“Pay-to-play” scandal rocks Peru presidential race

LIMA, (Reuters) – The campaign of Peruvian  presidential front-runner Luis Castaneda was thrown into  disarray yesterday by allegations that one of his running  mates paid to be on his ticket.

Carmen Rosa Nunez de Acuna denied a report in the newspaper  Peru 21 that she paid 500,000 soles ($178,000) — a relative  fortune in the Andean country — to become one of Castaneda’s  two picks to contest Peru’s two vice presidential posts.
Peru 21 said it obtained audiotapes of phone calls in which  Nunez discussed making payments to Castaneda’s National  Solidarity party. Beyond the “pay to play” implications, the  transfers would have exceeded the limit of 216,000 soles that  individual donors can legally give to political parties.

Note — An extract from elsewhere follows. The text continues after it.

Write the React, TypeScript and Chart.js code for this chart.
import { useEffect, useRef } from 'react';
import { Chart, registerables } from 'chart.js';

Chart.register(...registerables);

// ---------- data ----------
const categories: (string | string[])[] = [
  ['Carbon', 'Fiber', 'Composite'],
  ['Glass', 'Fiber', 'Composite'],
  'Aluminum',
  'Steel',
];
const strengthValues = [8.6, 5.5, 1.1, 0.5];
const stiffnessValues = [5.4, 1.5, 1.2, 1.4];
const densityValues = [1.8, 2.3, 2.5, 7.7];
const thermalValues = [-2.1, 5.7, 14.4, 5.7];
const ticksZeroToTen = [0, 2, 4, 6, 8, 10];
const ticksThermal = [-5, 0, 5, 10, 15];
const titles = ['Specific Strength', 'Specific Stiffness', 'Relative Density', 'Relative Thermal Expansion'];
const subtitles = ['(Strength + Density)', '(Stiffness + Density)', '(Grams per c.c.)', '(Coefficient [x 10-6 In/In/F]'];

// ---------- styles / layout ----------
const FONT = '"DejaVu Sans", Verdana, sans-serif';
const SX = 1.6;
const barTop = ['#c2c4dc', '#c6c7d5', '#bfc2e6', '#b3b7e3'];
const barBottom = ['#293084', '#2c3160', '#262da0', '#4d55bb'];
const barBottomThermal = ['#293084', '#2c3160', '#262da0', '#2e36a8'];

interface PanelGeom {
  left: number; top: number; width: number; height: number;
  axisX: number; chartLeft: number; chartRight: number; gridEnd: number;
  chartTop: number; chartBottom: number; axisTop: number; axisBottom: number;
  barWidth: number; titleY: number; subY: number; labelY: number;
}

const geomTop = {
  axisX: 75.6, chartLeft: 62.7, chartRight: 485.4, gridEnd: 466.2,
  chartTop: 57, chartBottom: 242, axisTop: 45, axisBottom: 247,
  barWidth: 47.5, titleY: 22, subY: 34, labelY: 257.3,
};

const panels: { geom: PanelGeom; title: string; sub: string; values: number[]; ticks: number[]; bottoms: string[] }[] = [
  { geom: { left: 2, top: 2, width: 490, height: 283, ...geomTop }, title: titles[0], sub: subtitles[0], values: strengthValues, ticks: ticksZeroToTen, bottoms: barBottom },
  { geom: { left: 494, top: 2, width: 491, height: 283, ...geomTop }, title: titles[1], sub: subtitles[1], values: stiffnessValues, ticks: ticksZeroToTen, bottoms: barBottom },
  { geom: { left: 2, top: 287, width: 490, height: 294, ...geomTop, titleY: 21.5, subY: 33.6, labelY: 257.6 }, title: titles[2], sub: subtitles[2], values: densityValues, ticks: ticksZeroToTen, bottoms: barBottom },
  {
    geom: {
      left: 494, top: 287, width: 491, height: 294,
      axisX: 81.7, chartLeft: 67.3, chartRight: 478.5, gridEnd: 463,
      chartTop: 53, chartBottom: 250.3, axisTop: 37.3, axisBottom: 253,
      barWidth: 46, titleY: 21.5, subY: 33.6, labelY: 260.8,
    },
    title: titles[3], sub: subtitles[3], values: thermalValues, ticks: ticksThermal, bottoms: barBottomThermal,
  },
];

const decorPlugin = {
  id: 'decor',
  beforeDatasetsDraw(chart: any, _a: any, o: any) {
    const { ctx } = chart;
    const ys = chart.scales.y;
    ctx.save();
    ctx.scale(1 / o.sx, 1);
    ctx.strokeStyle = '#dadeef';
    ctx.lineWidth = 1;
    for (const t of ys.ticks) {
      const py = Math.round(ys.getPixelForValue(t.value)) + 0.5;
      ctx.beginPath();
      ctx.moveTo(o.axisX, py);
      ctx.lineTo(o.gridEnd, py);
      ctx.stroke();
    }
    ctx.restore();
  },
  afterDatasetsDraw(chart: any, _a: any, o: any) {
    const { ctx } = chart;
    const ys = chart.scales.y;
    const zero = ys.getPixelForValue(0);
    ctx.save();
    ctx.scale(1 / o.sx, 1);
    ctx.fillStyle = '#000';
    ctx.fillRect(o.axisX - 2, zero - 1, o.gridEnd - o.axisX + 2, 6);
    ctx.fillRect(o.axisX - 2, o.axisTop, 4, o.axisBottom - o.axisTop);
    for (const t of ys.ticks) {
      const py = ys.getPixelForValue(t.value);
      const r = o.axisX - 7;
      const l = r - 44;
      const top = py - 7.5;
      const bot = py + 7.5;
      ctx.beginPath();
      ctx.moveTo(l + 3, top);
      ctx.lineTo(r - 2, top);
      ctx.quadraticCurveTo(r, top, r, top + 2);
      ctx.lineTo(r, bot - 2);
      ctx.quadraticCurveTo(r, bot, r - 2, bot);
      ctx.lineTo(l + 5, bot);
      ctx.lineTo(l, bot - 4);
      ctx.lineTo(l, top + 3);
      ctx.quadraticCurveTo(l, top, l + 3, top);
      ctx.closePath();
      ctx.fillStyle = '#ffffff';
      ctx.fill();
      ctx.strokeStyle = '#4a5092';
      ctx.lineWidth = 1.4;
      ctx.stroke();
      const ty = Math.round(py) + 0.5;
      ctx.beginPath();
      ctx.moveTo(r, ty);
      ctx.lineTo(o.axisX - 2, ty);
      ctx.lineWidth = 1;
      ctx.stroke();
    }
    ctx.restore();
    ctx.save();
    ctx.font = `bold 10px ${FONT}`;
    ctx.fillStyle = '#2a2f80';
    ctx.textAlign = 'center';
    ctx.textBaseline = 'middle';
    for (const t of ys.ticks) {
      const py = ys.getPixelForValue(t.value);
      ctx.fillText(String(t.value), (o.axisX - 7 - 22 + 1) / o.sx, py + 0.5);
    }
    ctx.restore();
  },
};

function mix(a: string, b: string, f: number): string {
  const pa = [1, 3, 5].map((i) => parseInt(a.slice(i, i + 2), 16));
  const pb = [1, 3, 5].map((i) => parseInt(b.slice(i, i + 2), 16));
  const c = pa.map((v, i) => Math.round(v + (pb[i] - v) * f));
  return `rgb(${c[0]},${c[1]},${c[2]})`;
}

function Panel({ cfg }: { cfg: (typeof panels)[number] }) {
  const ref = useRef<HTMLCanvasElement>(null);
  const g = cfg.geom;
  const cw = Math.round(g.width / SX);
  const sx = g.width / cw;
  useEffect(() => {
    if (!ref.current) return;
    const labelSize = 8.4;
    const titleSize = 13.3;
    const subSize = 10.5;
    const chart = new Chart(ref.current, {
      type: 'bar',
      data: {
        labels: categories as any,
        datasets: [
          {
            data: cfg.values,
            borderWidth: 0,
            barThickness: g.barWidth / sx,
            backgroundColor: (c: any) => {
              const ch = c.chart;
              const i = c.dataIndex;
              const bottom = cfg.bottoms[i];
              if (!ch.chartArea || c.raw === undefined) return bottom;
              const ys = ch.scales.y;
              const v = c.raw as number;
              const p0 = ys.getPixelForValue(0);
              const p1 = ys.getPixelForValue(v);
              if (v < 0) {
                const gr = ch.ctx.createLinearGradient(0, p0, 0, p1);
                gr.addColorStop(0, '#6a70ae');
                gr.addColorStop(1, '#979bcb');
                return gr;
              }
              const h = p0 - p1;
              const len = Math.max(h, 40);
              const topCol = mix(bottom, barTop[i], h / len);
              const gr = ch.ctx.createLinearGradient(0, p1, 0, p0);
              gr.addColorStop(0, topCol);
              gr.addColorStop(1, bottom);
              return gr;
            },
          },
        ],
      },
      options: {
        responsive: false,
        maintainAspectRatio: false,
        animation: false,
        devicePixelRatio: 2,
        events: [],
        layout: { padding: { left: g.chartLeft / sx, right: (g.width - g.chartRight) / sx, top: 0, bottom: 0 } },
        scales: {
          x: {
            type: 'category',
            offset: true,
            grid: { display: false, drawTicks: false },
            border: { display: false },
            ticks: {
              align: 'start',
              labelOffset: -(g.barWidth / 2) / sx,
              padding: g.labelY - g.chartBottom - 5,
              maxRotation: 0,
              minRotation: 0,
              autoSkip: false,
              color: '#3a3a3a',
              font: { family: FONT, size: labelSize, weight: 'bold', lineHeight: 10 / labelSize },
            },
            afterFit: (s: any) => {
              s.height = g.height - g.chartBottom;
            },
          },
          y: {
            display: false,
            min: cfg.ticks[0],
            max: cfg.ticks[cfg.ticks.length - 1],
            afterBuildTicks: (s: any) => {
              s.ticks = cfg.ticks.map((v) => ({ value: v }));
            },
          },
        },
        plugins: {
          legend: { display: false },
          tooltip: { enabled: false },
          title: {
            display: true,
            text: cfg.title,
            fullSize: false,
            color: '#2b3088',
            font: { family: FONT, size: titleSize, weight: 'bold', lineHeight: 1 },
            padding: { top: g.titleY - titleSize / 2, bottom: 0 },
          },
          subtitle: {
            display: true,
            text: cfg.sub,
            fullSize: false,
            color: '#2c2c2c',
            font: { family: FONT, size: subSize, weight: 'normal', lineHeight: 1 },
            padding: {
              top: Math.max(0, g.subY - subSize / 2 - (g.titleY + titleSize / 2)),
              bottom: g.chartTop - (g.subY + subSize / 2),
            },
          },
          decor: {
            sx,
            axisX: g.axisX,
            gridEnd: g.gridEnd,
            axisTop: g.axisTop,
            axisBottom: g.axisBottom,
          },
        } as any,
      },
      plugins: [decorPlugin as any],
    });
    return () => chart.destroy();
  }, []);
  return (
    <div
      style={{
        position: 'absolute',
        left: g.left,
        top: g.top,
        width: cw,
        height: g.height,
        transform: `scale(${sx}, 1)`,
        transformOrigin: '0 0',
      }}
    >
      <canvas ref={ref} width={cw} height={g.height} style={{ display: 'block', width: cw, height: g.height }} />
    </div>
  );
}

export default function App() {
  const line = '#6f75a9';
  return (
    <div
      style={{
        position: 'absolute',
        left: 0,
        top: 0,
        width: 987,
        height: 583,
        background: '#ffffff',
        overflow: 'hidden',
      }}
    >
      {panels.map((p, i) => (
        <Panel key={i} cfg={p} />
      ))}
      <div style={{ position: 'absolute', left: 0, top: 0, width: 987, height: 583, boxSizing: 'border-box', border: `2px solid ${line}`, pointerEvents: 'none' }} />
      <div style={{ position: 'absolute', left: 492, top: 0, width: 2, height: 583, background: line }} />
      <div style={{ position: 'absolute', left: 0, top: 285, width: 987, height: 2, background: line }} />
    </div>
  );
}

The scandal, the first serious one of the race, could hurt  Castaneda just three months before election day on April 10.

Castaneda, a centrist former mayor of Lima, is nearly tied  for first in opinion polls with former President Alejandro  Toledo and Keiko Fujimori, the daughter of jailed former  President Alberto Fujimori.

Like his two main rivals, Castaneda has endorsed mainstream  policies that have turned mineral-rich Peru into one of the  world’s fastest-growing economies.

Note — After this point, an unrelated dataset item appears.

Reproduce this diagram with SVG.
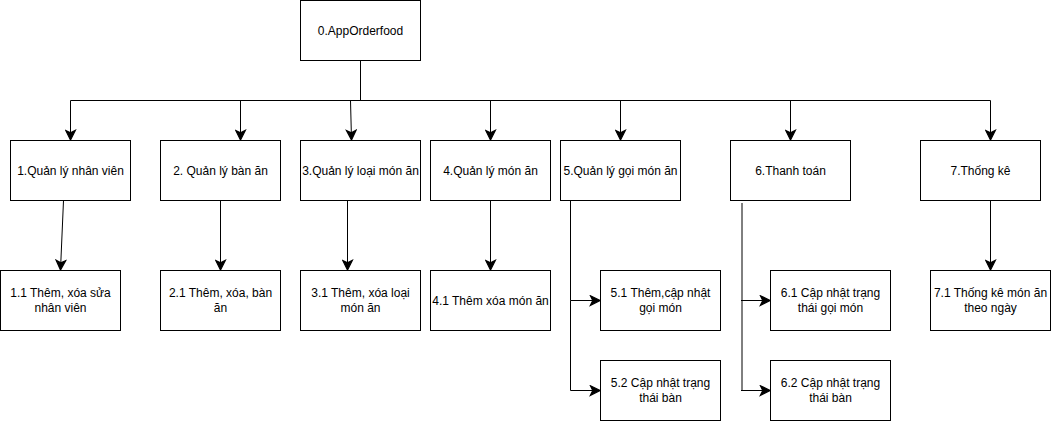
<svg xmlns="http://www.w3.org/2000/svg" width="1051" height="421" viewBox="0 0 1051 421">
<style>
.box{fill:#ffffff;stroke:#000000;stroke-width:1}
.lbl{font-family:"Liberation Sans",Arial,Helvetica,sans-serif;font-size:12px;fill:#000000;text-anchor:middle}
.edge{fill:none;stroke:#000000;stroke-width:1}
</style>
<defs>
<marker id="arr" markerUnits="userSpaceOnUse" markerWidth="12" markerHeight="12" viewBox="-9 -5 10 10" refX="0" refY="0" orient="auto">
<path d="M-8,-4 L0,0 L-8,4 L-6,0 Z" fill="#000000" stroke="#000000" stroke-width="1"/>
</marker>
</defs>
<rect width="1051" height="421" fill="#ffffff"/>
<g id="connectors">
<path class="edge" d="M360.5,60.5 V100.5 H70.5 V140" marker-end="url(#arr)"/>
<path class="edge" d="M360.5,100.5 H240.5 V140" marker-end="url(#arr)"/>
<path class="edge" d="M350.5,100.5 L351.5,140" marker-end="url(#arr)"/>
<path class="edge" d="M360.5,100.5 H490.5 V140" marker-end="url(#arr)"/>
<path class="edge" d="M360.5,100.5 H620.5 V140" marker-end="url(#arr)"/>
<path class="edge" d="M360.5,100.5 H790.5 V140" marker-end="url(#arr)"/>
<path class="edge" d="M360.5,100.5 H990.5 V140" marker-end="url(#arr)"/>
<path class="edge" d="M63.5,200.5 L60.5,270" marker-end="url(#arr)"/>
<path class="edge" d="M220.5,200.5 V270" marker-end="url(#arr)"/>
<path class="edge" d="M347.5,200.5 V270" marker-end="url(#arr)"/>
<path class="edge" d="M490.5,200.5 V270" marker-end="url(#arr)"/>
<path class="edge" d="M570.5,200.5 V300.5 H600" marker-end="url(#arr)"/>
<path class="edge" d="M570.5,300.5 V390.5 H600" marker-end="url(#arr)"/>
<path class="edge" d="M742,203 V391" stroke="#555555"/>
<path class="edge" d="M741,300.5 H770" marker-end="url(#arr)"/>
<path class="edge" d="M741,390.5 H770" marker-end="url(#arr)"/>
<path class="edge" d="M990.5,200.5 V270" marker-end="url(#arr)"/>
</g>
<g id="n0"><rect class="box" x="300.5" y="0.5" width="120" height="60"/><text class="lbl" x="360.5" y="34.5">0.AppOrderfood</text></g>
<g id="n1"><rect class="box" x="10.5" y="140.5" width="120" height="60"/><text class="lbl" x="70.5" y="174.5">1.Quản lý nhân viên</text></g>
<g id="n2"><rect class="box" x="160.5" y="140.5" width="120" height="60"/><text class="lbl" x="220.5" y="174.5">2. Quản lý bàn ăn</text></g>
<g id="n3"><rect class="box" x="300.5" y="140.5" width="120" height="60"/><text class="lbl" x="360.5" y="174.5">3.Quản lý loại món ăn</text></g>
<g id="n4"><rect class="box" x="430.5" y="140.5" width="120" height="60"/><text class="lbl" x="490.5" y="174.5">4.Quản lý món ăn</text></g>
<g id="n5"><rect class="box" x="560.5" y="140.5" width="120" height="60"/><text class="lbl" x="620.5" y="174.5">5.Quản lý gọi món ăn</text></g>
<g id="n6"><rect class="box" x="730.5" y="140.5" width="120" height="60"/><text class="lbl" x="790.5" y="174.5">6.Thanh toán</text></g>
<g id="n7"><rect class="box" x="920.5" y="140.5" width="120" height="60"/><text class="lbl" x="980.5" y="174.5">7.Thống kê</text></g>
<g id="n11"><rect class="box" x="0.5" y="270.5" width="120" height="60"/><text class="lbl" x="60.5" y="297">1.1 Thêm, xóa sửa</text><text class="lbl" x="60.5" y="311.5">nhân viên</text></g>
<g id="n21"><rect class="box" x="160.5" y="270.5" width="120" height="60"/><text class="lbl" x="220.5" y="297">2.1 Thêm, xóa, bàn</text><text class="lbl" x="220.5" y="311.5">ăn</text></g>
<g id="n31"><rect class="box" x="300.5" y="270.5" width="120" height="60"/><text class="lbl" x="360.5" y="297">3.1 Thêm, xóa loại</text><text class="lbl" x="360.5" y="311.5">món ăn</text></g>
<g id="n41"><rect class="box" x="430.5" y="270.5" width="120" height="60"/><text class="lbl" x="490.5" y="304.5">4.1 Thêm xóa món ăn</text></g>
<g id="n51"><rect class="box" x="600.5" y="270.5" width="120" height="60"/><text class="lbl" x="660.5" y="297">5.1 Thêm,cập nhật</text><text class="lbl" x="660.5" y="311.5">gọi món</text></g>
<g id="n52"><rect class="box" x="600.5" y="360.5" width="120" height="60"/><text class="lbl" x="660.5" y="387">5.2 Cập nhật trạng</text><text class="lbl" x="660.5" y="401.5">thái bàn</text></g>
<g id="n61"><rect class="box" x="770.5" y="270.5" width="120" height="60"/><text class="lbl" x="830.5" y="297">6.1 Cập nhật trạng</text><text class="lbl" x="830.5" y="311.5">thái gọi món</text></g>
<g id="n62"><rect class="box" x="770.5" y="360.5" width="120" height="60"/><text class="lbl" x="830.5" y="387">6.2 Cập nhật trạng</text><text class="lbl" x="830.5" y="401.5">thái bàn</text></g>
<g id="n71"><rect class="box" x="930.5" y="270.5" width="120" height="60"/><text class="lbl" x="990.5" y="297">7.1 Thống kê món ăn</text><text class="lbl" x="990.5" y="311.5">theo ngày</text></g>
</svg>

Marco Parra, general secretary for the National Solidarity  party, said the tapes were based on illegal wiretaps that were  given to the media.

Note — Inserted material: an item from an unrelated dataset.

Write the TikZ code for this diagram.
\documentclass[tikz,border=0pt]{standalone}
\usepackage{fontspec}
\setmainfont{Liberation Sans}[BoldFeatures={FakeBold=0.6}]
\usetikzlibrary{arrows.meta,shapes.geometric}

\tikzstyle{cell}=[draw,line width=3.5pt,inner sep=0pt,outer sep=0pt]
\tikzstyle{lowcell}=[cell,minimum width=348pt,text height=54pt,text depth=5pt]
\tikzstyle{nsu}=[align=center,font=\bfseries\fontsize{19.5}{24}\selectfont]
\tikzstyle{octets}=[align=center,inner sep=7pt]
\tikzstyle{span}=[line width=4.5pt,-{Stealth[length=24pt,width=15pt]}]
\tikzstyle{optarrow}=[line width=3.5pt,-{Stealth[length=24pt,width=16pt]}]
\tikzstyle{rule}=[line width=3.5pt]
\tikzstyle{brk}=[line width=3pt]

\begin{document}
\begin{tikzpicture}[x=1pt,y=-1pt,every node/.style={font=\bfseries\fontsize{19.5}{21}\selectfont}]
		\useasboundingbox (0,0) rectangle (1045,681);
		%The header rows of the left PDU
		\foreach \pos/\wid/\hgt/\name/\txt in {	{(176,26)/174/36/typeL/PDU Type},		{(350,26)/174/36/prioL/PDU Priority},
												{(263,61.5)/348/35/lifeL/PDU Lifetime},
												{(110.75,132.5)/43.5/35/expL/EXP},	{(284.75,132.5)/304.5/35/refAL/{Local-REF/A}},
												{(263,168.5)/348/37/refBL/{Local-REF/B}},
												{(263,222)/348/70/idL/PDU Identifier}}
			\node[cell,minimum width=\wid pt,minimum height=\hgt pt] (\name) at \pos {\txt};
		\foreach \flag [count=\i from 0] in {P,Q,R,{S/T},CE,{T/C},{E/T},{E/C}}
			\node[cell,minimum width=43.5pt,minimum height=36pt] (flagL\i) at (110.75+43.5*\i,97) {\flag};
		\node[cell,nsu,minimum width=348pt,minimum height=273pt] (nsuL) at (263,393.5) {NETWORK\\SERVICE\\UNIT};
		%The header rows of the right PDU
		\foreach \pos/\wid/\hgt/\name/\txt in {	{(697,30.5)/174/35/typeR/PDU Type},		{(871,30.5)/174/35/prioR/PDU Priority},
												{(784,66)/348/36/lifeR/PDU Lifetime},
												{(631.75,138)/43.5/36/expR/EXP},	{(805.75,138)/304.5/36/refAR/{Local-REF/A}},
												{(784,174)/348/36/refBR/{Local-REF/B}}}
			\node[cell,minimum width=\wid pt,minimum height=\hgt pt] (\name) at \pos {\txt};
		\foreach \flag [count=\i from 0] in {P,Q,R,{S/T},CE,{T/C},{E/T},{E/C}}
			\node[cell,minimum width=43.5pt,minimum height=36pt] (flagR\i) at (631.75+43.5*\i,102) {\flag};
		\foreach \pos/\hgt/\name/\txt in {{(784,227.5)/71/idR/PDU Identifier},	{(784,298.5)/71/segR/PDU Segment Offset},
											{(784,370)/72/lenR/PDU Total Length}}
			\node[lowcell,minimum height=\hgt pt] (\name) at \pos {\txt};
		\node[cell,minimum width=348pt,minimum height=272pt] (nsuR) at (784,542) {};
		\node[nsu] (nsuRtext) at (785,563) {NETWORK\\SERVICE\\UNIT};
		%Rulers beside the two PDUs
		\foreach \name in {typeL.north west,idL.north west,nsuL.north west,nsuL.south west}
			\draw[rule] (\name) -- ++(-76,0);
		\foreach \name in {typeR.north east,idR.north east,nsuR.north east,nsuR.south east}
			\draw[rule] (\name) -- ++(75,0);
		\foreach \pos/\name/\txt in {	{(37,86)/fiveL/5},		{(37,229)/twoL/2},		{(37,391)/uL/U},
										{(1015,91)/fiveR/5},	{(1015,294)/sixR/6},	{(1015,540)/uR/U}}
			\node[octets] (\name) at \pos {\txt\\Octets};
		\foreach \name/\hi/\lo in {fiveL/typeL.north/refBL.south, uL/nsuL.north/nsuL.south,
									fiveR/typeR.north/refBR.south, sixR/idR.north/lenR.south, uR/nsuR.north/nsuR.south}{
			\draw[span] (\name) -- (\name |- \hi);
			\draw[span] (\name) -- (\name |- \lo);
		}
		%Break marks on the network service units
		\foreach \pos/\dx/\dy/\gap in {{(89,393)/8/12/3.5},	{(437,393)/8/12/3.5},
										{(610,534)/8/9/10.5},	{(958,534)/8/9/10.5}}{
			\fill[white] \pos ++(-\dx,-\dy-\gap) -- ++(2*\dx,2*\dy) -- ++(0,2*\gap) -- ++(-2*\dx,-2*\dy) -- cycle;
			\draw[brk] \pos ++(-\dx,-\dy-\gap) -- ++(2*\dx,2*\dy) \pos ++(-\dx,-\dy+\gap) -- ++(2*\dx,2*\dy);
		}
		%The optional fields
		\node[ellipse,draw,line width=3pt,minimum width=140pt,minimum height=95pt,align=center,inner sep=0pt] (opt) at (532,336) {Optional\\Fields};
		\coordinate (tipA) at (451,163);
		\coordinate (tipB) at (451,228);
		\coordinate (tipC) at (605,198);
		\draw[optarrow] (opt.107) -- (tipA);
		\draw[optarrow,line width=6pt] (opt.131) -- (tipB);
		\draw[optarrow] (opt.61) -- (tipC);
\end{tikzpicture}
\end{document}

“We denounce this criminal act. The private life of Carmen  Rosa Nunez was bugged. This tape was manipulated or edited,” he  told reporters. “The dirty war has started.”

Parra demanded election officials launch an inquiry and  bring those responsible to justice.

Castaneda, nicknamed the “mute” by local media for largely  staying quiet in the campaign, has not commented on the  allegations against his running mate, whose family became  wealthy running private universities in northern Peru.

“Castaneda picked my wife for her money,” Nunez’s estranged  husband, Cesar Acuna, told local media.